I.
Cinquenta anos! Não era preciso confessá-lo. Já se vai sentindo que o meu estilo não é tão lesto como nos primeiros dias. Naquela ocasião, cessado o diálogo com o oficial da marinha, que enfiou a capa e saiu, confesso que fiquei um pouco triste. Voltei à sala, lembrou-me dançar uma polca, embriagar-me das luzes, das flores, dos cristais, dos olhos bonitos, e do burburinho surdo e ligeiro das conversas particulares. E não me arrependo; remocei. Mas, meia hora depois, quando me retirei do baile, às quatro da manhã, o que é que fui achar no fundo do carro? Os meus cinquenta anos. Lá estavam eles, os teimosos, não tolhidos de frio, nem reumáticos, — mas cochilando a sua fadiga, um pouco cobiçosos de cama e de repouso. Então, — e vejam até que ponto pode ir a imaginação de um homem com sono, — então pareceu-me ouvir de um morcego encarapitado no tejadilho: Senhor Brás Cubas, a rejuvenescência estava na sala, nos cristais, nas luzes, nas sedas, — enfim, nos outros.
ASSIS, Machado de. Cinquenta anos. Memórias póstumas de Brás Cubas. 22 ed. São Paulo: Ática 1997. p. 157.
II.
[...] Sabes que esta casa do Engenho Novo, nas dimensões, disposições e pinturas, é reprodução da minha antiga casa de Matacavalos. Outrossim, como te disse no capítulo II, o meu fim em imitar a outra foi ligar as duas pontas da vida, o que aliás não alcancei. Pois o mesmo sucedeu àquele sonho do seminário, por mais que tentasse dormir e dormisse. Donde concluo que um dos ofícios do homem é fechar e apertar muito os olhos, e ver se continua pela noite velha o sonho truncado da noite moça.

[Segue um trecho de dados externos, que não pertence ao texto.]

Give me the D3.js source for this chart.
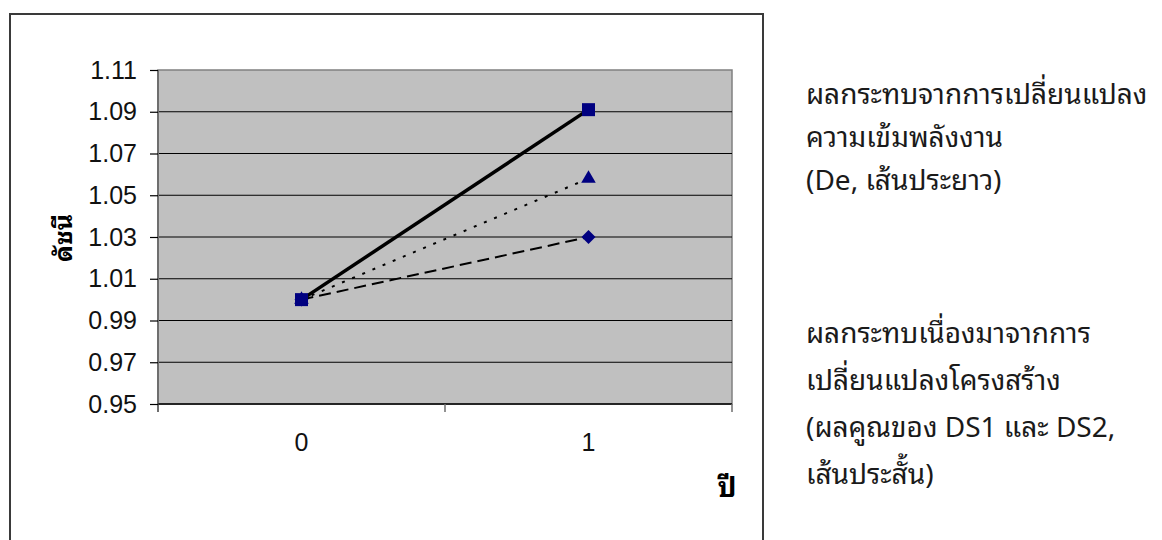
<!DOCTYPE html>
<html>
<head>
<meta charset="utf-8">
<script src="https://cdn.jsdelivr.net/npm/d3@7"></script>
<style>
  html, body { margin: 0; padding: 0; background: #ffffff; }
  svg { display: block; }
  .thai { font-family: "Noto Sans Thai Looped", "Noto Sans Thai", "Loma", "Garuda", "Tlwg Typo", "Norasi", "Noto Sans", "DejaVu Sans", sans-serif; }
  .num { font-family: "Liberation Sans", Arial, sans-serif; }
</style>
</head>
<body>
<svg id="chart" width="1162" height="540"></svg>
<script>
// Years on the x axis
const years = ["0", "1"];
// Index values for each decomposition effect
const intensityEffect = [1.000, 1.091];   // solid line, squares
const structureDS1 = [1.000, 1.058];      // dotted line, triangles
const structureDS2 = [1.000, 1.030];      // dashed line, diamonds
// Y axis tick values
const yTicks = [0.95, 0.97, 0.99, 1.01, 1.03, 1.05, 1.07, 1.09, 1.11];

const yAxisTitle = "ดัชนี";
const xAxisTitle = "ปี";
const noteTop = ["ผลกระทบจากการเปลี่ยนแปลง", "ความเข้มพลังงาน", "(De, เส้นประยาว)"];
const noteBottom = ["ผลกระทบเนื่องมาจากการ", "เปลี่ยนแปลงโครงสร้าง", "(ผลคูณของ DS1 และ DS2,", "เส้นประสั้น)"];

const svg = d3.select("#chart");

// Chart frame
svg.append("rect")
  .attr("x", 10).attr("y", 14)
  .attr("width", 753).attr("height", 560)
  .attr("fill", "none")
  .attr("stroke", "#3a3a3a")
  .attr("stroke-width", 2);

const plot = { left: 158, right: 732, top: 70, bottom: 404 };

const x = d3.scaleBand().domain(years).range([plot.left, plot.right]);
const y = d3.scaleLinear().domain([0.95, 1.11]).range([plot.bottom, plot.top]);

// Plot area background
svg.append("rect")
  .attr("x", plot.left).attr("y", plot.top)
  .attr("width", plot.right - plot.left).attr("height", plot.bottom - plot.top)
  .attr("fill", "#c0c0c0")
  .attr("stroke", "#808080")
  .attr("stroke-width", 1.5);

// Horizontal gridlines
svg.append("g")
  .selectAll("line")
  .data(yTicks.slice(0, -1))
  .join("line")
  .attr("x1", plot.left).attr("x2", plot.right)
  .attr("y1", d => y(d)).attr("y2", d => y(d))
  .attr("stroke", "#000").attr("stroke-width", 1.2);

// Y axis
const yAxis = svg.append("g")
  .attr("transform", `translate(${plot.left},0)`)
  .call(d3.axisLeft(y).tickValues(yTicks).tickFormat(d3.format(".2f")).tickSize(8).tickPadding(13));
yAxis.select(".domain").attr("stroke", "#6e6e6e").attr("stroke-width", 2)
  .attr("d", `M0,${plot.top}V${plot.bottom + 8}`);
yAxis.selectAll(".tick line").attr("stroke", "#000").attr("stroke-width", 1.2);
yAxis.selectAll(".tick text")
  .attr("class", "num")
  .attr("font-size", 25)
  .attr("fill", "#111");

// X axis: ticks sit at category boundaries
const xAxisG = svg.append("g").attr("transform", `translate(0,${plot.bottom})`);
xAxisG.append("line")
  .attr("x1", plot.left).attr("x2", plot.right)
  .attr("stroke", "#000").attr("stroke-width", 1.2);
xAxisG.selectAll("line.boundary")
  .data(years)
  .join("line")
  .attr("class", "boundary")
  .attr("x1", d => x(d) + x.bandwidth()).attr("x2", d => x(d) + x.bandwidth())
  .attr("y1", 0).attr("y2", 8)
  .attr("stroke", "#6e6e6e").attr("stroke-width", 1.5);
xAxisG.selectAll("text")
  .data(years)
  .join("text")
  .attr("class", "num")
  .attr("x", d => x(d) + x.bandwidth() / 2)
  .attr("y", 47)
  .attr("text-anchor", "middle")
  .attr("font-size", 25)
  .attr("fill", "#111")
  .text(d => d);

// Series lines and markers
const cx = (d, i) => x(years[i]) + x.bandwidth() / 2;
const line = d3.line().x(cx).y(d => y(d));

const series = [
  { values: structureDS2, width: 2, dash: "12,6", marker: d3.symbolSquare, size: 98, rotate: 45 },
  { values: structureDS1, width: 2, dash: "3,8", marker: d3.symbolTriangle, size: 92, rotate: 0 },
  { values: intensityEffect, width: 3.5, dash: null, marker: d3.symbolSquare, size: 169, rotate: 0 }
];

series.forEach(s => {
  svg.append("path")
    .datum(s.values)
    .attr("d", line)
    .attr("fill", "none")
    .attr("stroke", "#000")
    .attr("stroke-width", s.width)
    .attr("stroke-dasharray", s.dash);
});
series.forEach(s => {
  svg.append("g")
    .selectAll("path")
    .data(s.values)
    .join("path")
    .attr("transform", (d, i) => `translate(${cx(d, i)},${y(d)}) rotate(${s.rotate})`)
    .attr("d", d3.symbol().type(s.marker).size(s.size))
    .attr("fill", "#000080");
});

// Axis titles
svg.append("text")
  .attr("class", "thai")
  .attr("transform", "translate(72,238) rotate(-90)")
  .attr("text-anchor", "middle")
  .attr("font-size", 25)
  .attr("font-weight", "bold")
  .attr("fill", "#000")
  .text(yAxisTitle);

svg.append("text")
  .attr("class", "thai")
  .attr("x", 727).attr("y", 497)
  .attr("text-anchor", "middle")
  .attr("font-size", 28)
  .attr("font-weight", "bold")
  .attr("fill", "#000")
  .text(xAxisTitle);

// Explanatory notes beside the chart
const noteSize = 28;
svg.append("g")
  .selectAll("text")
  .data(noteTop)
  .join("text")
  .attr("class", "thai")
  .attr("x", 806)
  .attr("y", (d, i) => 104 + i * 43)
  .attr("font-size", noteSize)
  .attr("fill", "#1a1a1a")
  .text(d => d);

svg.append("g")
  .selectAll("text")
  .data(noteBottom)
  .join("text")
  .attr("class", "thai")
  .attr("x", 806)
  .attr("y", (d, i) => 343 + i * 47)
  .attr("font-size", noteSize)
  .attr("fill", "#1a1a1a")
  .text(d => d);
</script>
</body>
</html>
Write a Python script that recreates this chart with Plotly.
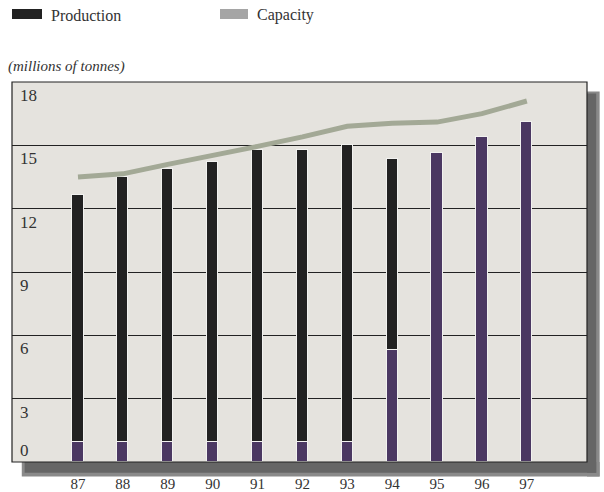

ASSIS, Machado de. Uma ideia e um escrúpulo. D. Casmurro. 29. ed. São Paulo: Ática, 1995. p. 96.
No fragmento II, o narrador
dirige-se ao leitor, aproximando-o do narrado.
apega-se ao presente para esquecer-se do passado.
evidencia o sentimento de aceitação dos limites impostos pela vida
tece considerações críticas a respeito dos sonhos inalcançáveis.
mostra-se capaz de romper com as forças que comandam o seu destino.